Poster: jakej Date: Nov 15, 2016 10:42am
Forum: audio Subject: Re: Problem with file link - local path is being used in archive.org link, causing problems

Hi jrwebmaster,

This is a bug in the 'ia' command-line tool. The issue is that ia expects forward slashes ("/") in filenames when it generates the remote filename for the file.

Thanks for the report, I've created an issue for this bug on github: https://github.com/jjjake/internetarchive/issues/163

I will try to get this sorted soon, but I think you're correct that you could re-upload the files without using the path (i.e. by executing ia in the dir with the files...) to get around this issue for now.

Thanks again for the report, I appreciate it! : )

Reply [edit]

Poster: bigbearii Date: May 1, 2017 10:16am
Forum: audio Subject: Re: Problem with file link - local path is being used in archive.org link, causing problems

Hi Jake,

Curious how to get a hold of you. I am interested in including one of the songs you archived on a soundtrack that i'm producing for a podcast called Crimetown.

Do you have an email address I can reach you at?

Thanks
Matthew

Reply [edit]

Poster: jakej Date: Nov 17, 2016 12:11pm
Forum: audio Subject: Re: Problem with file link - local path is being used in archive.org link, causing problems

Hi again jrwebmaster,

I just merged a pull request that should address your issue: https://github.com/jjjake/internetarchive/commit/2f927ca781bb987a7897ec915702917710d21bc2

It hasn't been shipped yet, but you can try it out by cloning https://github.com/jjjake/internetarchive and using the master branch.

I'll try to get a new version released soon.

Reply [edit]

Poster: jrwebmaster Date: Nov 17, 2016 12:32pm
Forum: audio Subject: Re: Problem with file link - local path is being used in archive.org link, causing problems

Thanks! That was fast.

Reply [edit]

Poster: Jeff Kaplan Date: Nov 15, 2016 10:27am
Forum: audio Subject: Re: Problem with file link - local path is being used in archive.org link, causing problems

if you email the spreadsheet to info@archive.org we might be able to help.

Reply [edit]

Poster: jrwebmaster Date: Dec 13, 2016 10:34am
Forum: audio Subject: Re: Problem with file link - local path is being used in archive.org link, causing problems

I emailed the spreadsheet almost a month ago. I then exchanged a couple of emails with Jake Johnson to try to sort this out.

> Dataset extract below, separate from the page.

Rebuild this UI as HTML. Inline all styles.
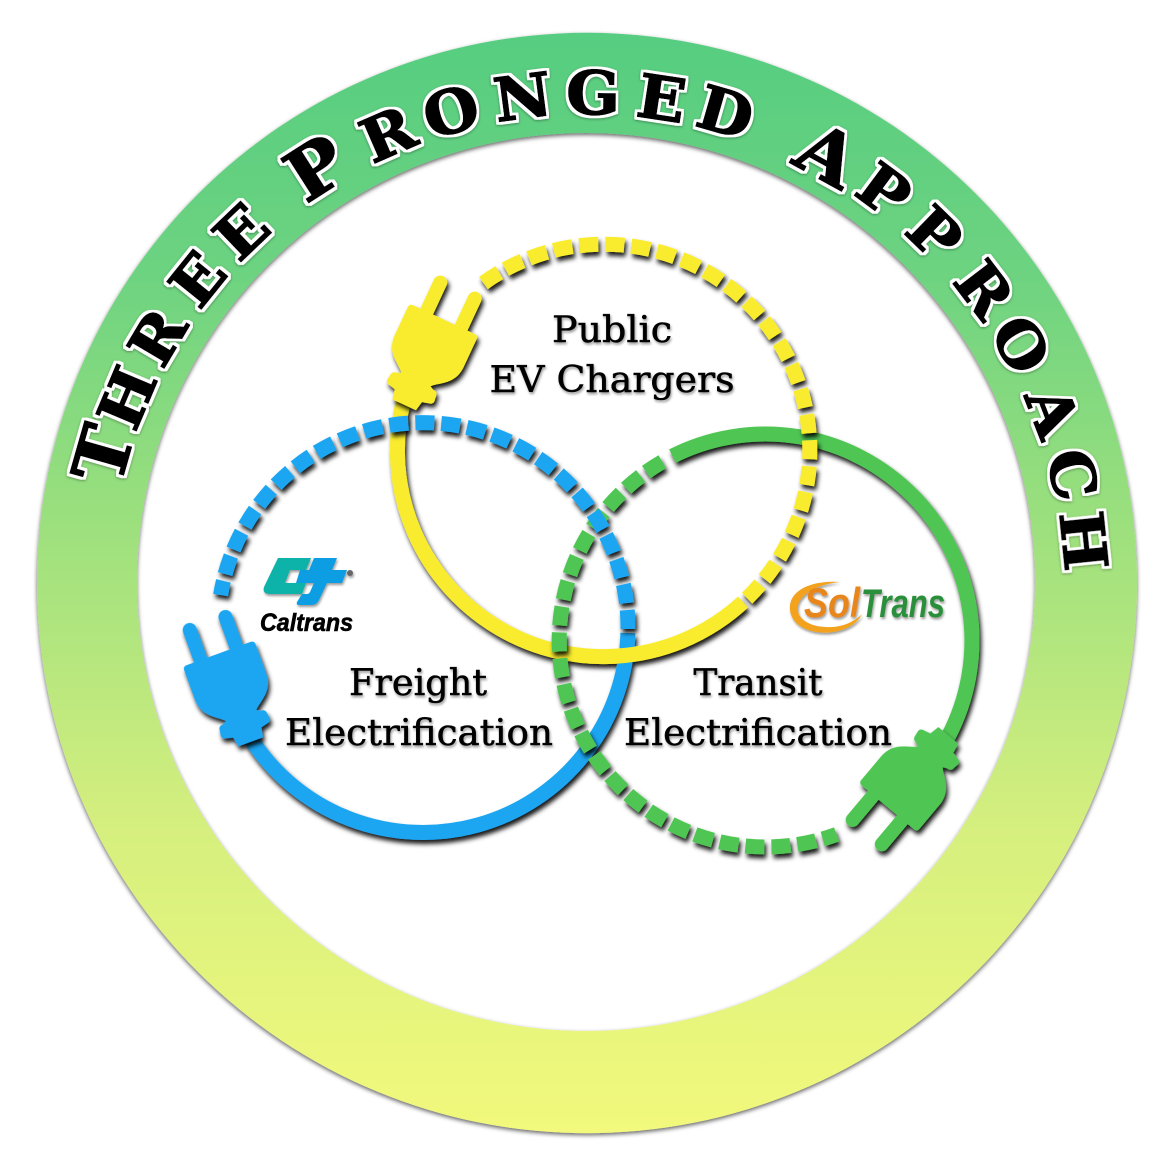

It has been 22 days now since Jake's last email to me. Since then I have sent two followup emails and received no response. I sent my most-recent followup email 3 days ago to Jake and to two other addresses at archive.org.

Please, could someone help me get this sorted out? It really should not be that time consuming. It's just a matter of bulk deleting some files, and I have provided a spreadsheet to be used in scripting the bulk deletion.

Reply [edit]

Poster: jrwebmaster Date: Dec 16, 2016 3:59pm
Forum: audio Subject: Re: Problem with file link - local path is being used in archive.org link, causing problems

Jake took care of deleting the badly named files for the items in 1 of 2 collections. Now I just need the same bulk deletion done for items in the second collection.

I emailed Jake and info@archive.org with the request, as well as with a CSV file containing a list of the 203 items that need files deleted. I am posting here as well to ensure that my request makes it into the queue. Once that request is taken care of, this whole mess will be taken care of and I won't need any more support on this. Thanks so much!

Thanks so much!

Reply [edit]

Poster: jrwebmaster Date: Nov 15, 2016 10:38am
Forum: audio Subject: Re: Problem with file link - local path is being used in archive.org link, causing problems

Okay, I will do that. Thanks.